En revanche, “si la réclamation porte sur un aspect médical, un comportement inapproprié, un refus de soins ou tout autre problème de ce type, Doctolib prend contact avec le patient par email afin de l’orienter vers l’autorité de référence”, notamment l’Ordre pour les sept professions de santé concernées ou l’ARS pour les psychologues ou les ostéopathes. Dans un exemple de réponse envoyée à un patient signalant le comportement inconvenant d’un généraliste, qui nous a été transmis, il est d’ailleurs précisé qu’en tant que “service informatique permettant la prise de rendez-vous en ligne avec les professionnels de santé”, Doctolib “ne peut pas intervenir dans la relation entre un patient et son praticien pour des raisons évidentes de confidentialité” et “n’est pas toujours à même de prendre une mesure à l’encontre du praticien, en particulier concernant sa pratique”.

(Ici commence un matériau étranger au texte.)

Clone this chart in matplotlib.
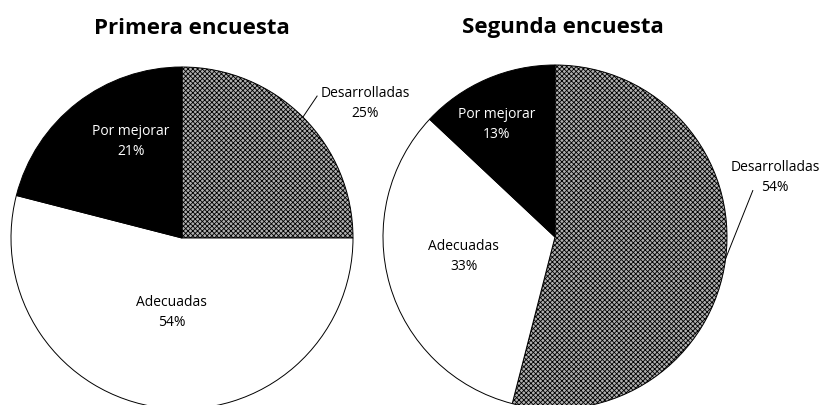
import numpy as np
import matplotlib
matplotlib.use('Agg')
import matplotlib.pyplot as plt

# survey results (percent)
categories = ['Desarrolladas', 'Adecuadas', 'Por mejorar']
titles = ['Primera encuesta', 'Segunda encuesta']
primera = [25, 54, 21]
segunda = [54, 33, 13]

# label placement in pie data coords (x, y), same order as categories
label_pos = [
    [(1.07, 0.79), (-0.06, -0.43), (-0.30, 0.57)],
    [(1.28, 0.35), (-0.53, -0.11), (-0.34, 0.66)],
]
leader_end = [(0.79, 0.83), (1.15, 0.27)]

plt.rcParams['font.family'] = ['Open Sans', 'DejaVu Sans']
plt.rcParams['hatch.linewidth'] = 0.6

fig = plt.figure(figsize=(8.23, 4.06), dpi=100)
W, H = 823, 406
centers = [(182, 239, 171), (555, 238, 172)]
title_x = [192, 563]

for k, values in enumerate([primera, segunda]):
    cx, cy, r = centers[k]
    ax = fig.add_axes([(cx - r) / W, (H - cy - r) / H, 2 * r / W, 2 * r / H])
    wedges, _ = ax.pie(values, startangle=90, counterclock=False,
                       colors=['#b0b0b0', 'white', 'black'],
                       wedgeprops=dict(edgecolor='black', linewidth=0.7))
    wedges[0].set_hatch('xxxxxxx')
    ax.set_xlim(-1, 1)
    ax.set_ylim(-1, 1)
    ax.axis('off')

    for i, w in enumerate(wedges):
        lx, ly = label_pos[k][i]
        color = 'white' if i == 2 else 'black'
        ax.text(lx, ly, f'{categories[i]}\n{values[i]}%', ha='center', va='center',
                fontsize=10, color=color, linespacing=1.45, clip_on=False)
        if i == 0:
            mid = np.deg2rad((w.theta1 + w.theta2) / 2)
            ex, ey = leader_end[k]
            ax.plot([np.cos(mid), ex], [np.sin(mid), ey], color='black',
                    linewidth=0.7, clip_on=False)

    fig.text(title_x[k] / W, 1 - 28 / H, titles[k], ha='center', va='center',
             fontsize=16, fontweight='bold')

fig.savefig('out.png', dpi=100)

“Mais parce que les patients font une erreur de d’appréciation, est-ce que Doctolib doit mettre en place des process qui permettent ce type de dérive ?, insiste le président de la FMF-Gé. On a des instances professionnelles comme l’Ordre des médecins qui peuvent traiter ce type de signalement dans un cadre éthique, respectueux. L’Ordre fera le nécessaire pour qu’un médecin qui commet des dérives soit sanctionné. En tout cas une enquête sera faite, la plainte sera systématiquement instruite.”
“Medical bashing”
Pour le syndicaliste, la question du secret médical demeure. “Il y a forcément des informations sensibles, si on parle par exemple d’une erreur médicale, le patient va donner une description de la consultation et il ne sait pas qui est la personne au bout du fil. Le juriste peut très bien être son voisin !”, remarque le généraliste, qui réclame plus de “transparence” et de “garanties” sur les procédures mises en place par la plateforme concernant le traitement de ces signalements. “Nous n’interférons pas dans la relation directe entre le patient et le médecin qui est couverte par le secret médical. Le patient est libre de partager son expérience s’il le souhaite”, répond Doctolib.
Frédéric Villeneuve souhaiterait néanmoins que Doctolib s’abstienne de recueillir ces signalements et se contente d’une page d’information des patients sur leurs recours possibles. A l’heure du “médical bashing”, cette fonctionnalité contribue à “altérer la confiance entre le médecin et le patient”, pointe le généraliste. “On n’encourage pas la délation”, martèle-t-on chez Doctolib. Néanmoins consciente que les termes “signaler un soignant” peuvent sembler “un peu abrupts”, la plateforme annonce à Egora qu’ils “seront revus dans les jours à venir, afin de proposer une formulation plus nuancée”.